Signal
In 2025 China continued to expand export restrictions on seven critical rare earth elements (REEs), including samarium, dysprosium, and scandium. Exporters must now obtain licences, slowing shipments and adding compliance barriers. China already refines over 90% of global REEs, which are essential for defence systems, electric vehicles, wind turbines, and advanced electronics. The new rules extend earlier curbs on gallium and germanium, signalling a broader resource control strategy. Immediate disruptions are being reported in defence, automotive, and energy manufacturing supply chains.

Implications
Beijing’s refining dominance gives it leverage across multiple industries. Restricting REE exports can delay allied defence procurement, inflate clean-energy costs, and disrupt electronics manufacturing timelines. Allies will accelerate diversification strategies like recycling, alternative sourcing, and new refining capacity, but these take years to scale. Until then, China can use its chokehold on refining as a bargaining tool in wider geopolitical contests.

Strategic Takeaway
Control of refining is control of capability.

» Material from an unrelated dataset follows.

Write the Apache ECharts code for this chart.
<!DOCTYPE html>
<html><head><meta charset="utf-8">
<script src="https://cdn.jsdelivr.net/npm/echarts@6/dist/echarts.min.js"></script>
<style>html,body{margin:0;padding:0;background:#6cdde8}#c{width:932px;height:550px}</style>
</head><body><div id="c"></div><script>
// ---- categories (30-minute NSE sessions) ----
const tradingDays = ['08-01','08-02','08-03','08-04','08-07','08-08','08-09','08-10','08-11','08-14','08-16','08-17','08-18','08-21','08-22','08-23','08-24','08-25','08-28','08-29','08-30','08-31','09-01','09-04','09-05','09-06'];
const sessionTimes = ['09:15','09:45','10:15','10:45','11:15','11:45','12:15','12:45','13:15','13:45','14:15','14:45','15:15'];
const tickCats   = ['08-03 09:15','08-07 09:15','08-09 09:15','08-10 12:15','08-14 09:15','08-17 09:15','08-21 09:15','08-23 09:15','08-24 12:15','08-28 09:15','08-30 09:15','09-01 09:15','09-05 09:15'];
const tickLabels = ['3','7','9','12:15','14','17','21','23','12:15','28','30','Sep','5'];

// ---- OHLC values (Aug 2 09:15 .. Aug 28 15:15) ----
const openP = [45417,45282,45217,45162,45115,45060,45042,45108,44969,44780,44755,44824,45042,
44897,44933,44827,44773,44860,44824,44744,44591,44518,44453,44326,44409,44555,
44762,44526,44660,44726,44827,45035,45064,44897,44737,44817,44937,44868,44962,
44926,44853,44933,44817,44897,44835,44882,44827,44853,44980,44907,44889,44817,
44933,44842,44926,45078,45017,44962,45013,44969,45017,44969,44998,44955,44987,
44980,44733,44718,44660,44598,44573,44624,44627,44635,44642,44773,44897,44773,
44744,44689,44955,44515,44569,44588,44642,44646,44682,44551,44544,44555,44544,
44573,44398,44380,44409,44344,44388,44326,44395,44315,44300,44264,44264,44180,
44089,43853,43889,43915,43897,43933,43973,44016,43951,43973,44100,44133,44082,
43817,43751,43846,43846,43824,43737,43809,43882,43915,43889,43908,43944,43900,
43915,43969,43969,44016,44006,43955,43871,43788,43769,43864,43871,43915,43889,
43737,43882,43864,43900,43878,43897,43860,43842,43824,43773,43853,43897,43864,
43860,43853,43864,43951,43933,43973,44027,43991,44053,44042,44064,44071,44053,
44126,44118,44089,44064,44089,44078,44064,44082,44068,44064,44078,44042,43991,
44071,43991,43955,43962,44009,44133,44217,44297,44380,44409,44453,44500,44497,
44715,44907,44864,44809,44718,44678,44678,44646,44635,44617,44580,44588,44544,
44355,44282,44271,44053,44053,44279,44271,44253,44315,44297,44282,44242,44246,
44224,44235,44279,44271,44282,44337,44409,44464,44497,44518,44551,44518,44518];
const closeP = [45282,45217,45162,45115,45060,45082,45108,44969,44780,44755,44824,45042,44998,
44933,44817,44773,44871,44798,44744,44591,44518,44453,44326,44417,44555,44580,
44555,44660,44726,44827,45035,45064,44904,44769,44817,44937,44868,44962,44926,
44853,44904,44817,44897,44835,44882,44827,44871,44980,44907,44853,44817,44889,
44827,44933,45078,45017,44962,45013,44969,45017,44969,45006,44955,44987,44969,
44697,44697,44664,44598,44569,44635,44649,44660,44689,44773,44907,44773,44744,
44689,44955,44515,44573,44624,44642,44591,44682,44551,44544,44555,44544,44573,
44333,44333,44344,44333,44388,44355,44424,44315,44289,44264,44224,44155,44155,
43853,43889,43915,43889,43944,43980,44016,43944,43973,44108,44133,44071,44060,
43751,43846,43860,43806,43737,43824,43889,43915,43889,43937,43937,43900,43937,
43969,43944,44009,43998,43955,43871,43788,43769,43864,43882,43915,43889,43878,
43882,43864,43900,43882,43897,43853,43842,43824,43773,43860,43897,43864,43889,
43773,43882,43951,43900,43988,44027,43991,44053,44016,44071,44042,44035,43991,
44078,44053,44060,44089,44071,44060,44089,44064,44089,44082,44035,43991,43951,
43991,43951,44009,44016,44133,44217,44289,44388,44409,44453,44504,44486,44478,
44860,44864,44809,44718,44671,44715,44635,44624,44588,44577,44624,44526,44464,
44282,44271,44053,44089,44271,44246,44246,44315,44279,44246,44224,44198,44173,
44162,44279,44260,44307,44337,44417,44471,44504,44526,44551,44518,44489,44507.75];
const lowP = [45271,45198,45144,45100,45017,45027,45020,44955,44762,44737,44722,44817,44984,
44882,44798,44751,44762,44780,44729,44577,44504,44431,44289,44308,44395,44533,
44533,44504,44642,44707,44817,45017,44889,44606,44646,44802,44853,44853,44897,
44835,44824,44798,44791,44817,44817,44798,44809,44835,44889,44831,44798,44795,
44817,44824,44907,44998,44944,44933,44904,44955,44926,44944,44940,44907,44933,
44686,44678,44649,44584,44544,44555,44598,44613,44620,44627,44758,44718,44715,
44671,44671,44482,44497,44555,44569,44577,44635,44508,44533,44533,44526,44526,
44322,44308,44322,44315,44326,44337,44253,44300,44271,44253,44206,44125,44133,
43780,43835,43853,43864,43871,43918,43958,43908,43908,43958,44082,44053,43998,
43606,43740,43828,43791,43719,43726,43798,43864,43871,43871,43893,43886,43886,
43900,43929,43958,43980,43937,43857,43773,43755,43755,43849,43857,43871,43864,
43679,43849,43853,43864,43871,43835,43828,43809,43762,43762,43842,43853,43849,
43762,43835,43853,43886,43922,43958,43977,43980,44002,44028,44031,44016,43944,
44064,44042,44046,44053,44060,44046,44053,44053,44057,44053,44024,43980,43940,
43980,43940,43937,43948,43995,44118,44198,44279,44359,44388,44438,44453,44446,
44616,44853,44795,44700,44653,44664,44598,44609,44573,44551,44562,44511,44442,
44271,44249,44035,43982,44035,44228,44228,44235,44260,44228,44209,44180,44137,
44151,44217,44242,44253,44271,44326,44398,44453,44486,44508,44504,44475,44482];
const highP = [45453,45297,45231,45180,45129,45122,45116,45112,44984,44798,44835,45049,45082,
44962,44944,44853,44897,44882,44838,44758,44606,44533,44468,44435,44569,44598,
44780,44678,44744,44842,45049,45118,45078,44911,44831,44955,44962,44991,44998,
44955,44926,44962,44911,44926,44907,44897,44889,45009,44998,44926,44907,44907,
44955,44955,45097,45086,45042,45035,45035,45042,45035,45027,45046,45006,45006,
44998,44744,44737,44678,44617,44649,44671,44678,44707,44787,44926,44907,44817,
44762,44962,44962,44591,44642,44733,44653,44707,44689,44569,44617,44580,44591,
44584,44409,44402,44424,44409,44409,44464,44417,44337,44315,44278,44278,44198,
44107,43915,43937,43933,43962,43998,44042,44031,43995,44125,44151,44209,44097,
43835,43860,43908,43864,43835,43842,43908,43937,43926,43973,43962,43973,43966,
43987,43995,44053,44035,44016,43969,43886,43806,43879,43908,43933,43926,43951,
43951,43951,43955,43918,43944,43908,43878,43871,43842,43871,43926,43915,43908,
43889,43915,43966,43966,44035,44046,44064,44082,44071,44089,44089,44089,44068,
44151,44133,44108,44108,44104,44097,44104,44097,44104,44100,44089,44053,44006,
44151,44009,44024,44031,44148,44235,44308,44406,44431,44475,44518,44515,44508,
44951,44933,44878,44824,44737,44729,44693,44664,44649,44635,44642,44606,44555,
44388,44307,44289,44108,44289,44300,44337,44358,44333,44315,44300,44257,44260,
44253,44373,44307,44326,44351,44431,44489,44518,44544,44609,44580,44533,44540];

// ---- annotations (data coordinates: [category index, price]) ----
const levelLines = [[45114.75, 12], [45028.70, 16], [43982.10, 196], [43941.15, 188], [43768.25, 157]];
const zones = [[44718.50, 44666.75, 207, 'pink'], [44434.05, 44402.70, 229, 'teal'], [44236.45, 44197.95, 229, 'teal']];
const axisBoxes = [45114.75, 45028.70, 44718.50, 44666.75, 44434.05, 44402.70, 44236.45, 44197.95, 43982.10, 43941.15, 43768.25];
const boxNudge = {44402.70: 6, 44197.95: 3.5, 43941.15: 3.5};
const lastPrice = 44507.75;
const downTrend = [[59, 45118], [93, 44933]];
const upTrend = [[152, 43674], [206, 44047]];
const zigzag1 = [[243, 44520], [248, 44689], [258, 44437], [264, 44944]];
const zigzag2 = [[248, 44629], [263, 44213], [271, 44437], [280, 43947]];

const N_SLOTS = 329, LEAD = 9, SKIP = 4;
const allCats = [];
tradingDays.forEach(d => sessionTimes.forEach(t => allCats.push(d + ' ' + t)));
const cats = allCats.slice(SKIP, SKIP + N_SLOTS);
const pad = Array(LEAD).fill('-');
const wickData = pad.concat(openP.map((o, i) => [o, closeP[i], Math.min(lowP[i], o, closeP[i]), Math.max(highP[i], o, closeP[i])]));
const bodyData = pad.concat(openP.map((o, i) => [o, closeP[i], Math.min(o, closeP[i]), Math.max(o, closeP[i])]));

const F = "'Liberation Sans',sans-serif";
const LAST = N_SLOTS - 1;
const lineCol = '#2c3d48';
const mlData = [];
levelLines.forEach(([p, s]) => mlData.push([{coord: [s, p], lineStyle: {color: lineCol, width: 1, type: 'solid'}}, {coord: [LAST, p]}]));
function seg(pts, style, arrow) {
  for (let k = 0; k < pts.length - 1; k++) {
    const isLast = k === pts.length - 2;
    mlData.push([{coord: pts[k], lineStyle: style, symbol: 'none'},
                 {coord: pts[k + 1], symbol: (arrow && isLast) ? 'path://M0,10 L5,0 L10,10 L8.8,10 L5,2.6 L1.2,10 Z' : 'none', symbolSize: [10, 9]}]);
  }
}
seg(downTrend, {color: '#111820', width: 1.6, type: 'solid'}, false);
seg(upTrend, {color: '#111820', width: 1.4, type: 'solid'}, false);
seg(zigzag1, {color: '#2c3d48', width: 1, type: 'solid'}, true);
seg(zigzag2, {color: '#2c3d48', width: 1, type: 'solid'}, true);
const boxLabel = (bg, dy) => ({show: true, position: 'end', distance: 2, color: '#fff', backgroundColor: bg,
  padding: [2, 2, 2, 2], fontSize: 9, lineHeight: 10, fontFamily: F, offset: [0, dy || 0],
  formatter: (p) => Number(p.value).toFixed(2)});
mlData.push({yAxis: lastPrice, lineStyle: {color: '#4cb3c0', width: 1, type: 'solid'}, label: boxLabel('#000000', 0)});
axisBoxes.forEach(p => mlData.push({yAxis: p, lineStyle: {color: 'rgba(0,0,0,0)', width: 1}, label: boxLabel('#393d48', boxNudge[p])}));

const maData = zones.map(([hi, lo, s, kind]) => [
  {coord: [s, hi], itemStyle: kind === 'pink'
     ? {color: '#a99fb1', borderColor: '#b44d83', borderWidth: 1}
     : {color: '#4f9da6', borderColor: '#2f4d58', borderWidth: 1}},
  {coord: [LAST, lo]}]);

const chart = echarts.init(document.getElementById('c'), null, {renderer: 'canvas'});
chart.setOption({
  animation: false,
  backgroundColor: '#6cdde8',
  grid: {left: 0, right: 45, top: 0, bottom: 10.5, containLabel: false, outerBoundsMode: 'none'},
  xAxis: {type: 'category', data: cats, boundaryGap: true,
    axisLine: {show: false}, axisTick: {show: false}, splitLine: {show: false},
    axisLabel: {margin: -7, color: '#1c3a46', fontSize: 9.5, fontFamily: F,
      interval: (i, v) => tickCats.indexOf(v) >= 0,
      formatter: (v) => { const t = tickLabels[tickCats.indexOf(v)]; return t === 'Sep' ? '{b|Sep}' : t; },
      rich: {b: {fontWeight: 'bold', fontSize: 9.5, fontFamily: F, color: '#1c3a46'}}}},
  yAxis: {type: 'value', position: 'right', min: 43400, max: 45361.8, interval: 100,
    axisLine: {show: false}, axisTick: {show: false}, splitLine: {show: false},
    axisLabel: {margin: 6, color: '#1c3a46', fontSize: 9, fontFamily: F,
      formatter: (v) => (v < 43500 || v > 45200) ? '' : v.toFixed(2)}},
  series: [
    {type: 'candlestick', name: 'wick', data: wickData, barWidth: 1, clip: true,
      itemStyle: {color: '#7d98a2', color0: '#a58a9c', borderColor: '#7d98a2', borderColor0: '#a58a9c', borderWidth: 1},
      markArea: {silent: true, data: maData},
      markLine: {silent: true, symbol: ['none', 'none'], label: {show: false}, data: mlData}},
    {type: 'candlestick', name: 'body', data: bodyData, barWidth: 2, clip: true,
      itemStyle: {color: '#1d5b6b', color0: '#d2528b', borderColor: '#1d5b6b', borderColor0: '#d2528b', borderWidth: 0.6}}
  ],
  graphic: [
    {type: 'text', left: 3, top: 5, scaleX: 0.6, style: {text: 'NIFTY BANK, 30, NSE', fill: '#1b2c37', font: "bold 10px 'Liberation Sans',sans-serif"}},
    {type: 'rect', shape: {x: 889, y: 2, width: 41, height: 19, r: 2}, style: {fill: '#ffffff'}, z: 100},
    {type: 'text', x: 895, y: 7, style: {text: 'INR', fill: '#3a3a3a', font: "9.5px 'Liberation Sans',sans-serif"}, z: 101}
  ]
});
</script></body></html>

Without it, capacity is borrowed, not owned.

Investor Implications
Expect rising capital in non-Chinese rare earth refining, particularly in the US, EU, and Australia. Recycling technologies will attract investment as faster-to-scale alternatives. Defence primes and EV manufacturers may pursue long-term contracts to secure supply, boosting upstream mining and refining ventures. Investors should monitor firms working on REE substitutes and magnet innovation, which could shift dependency patterns over the next decade.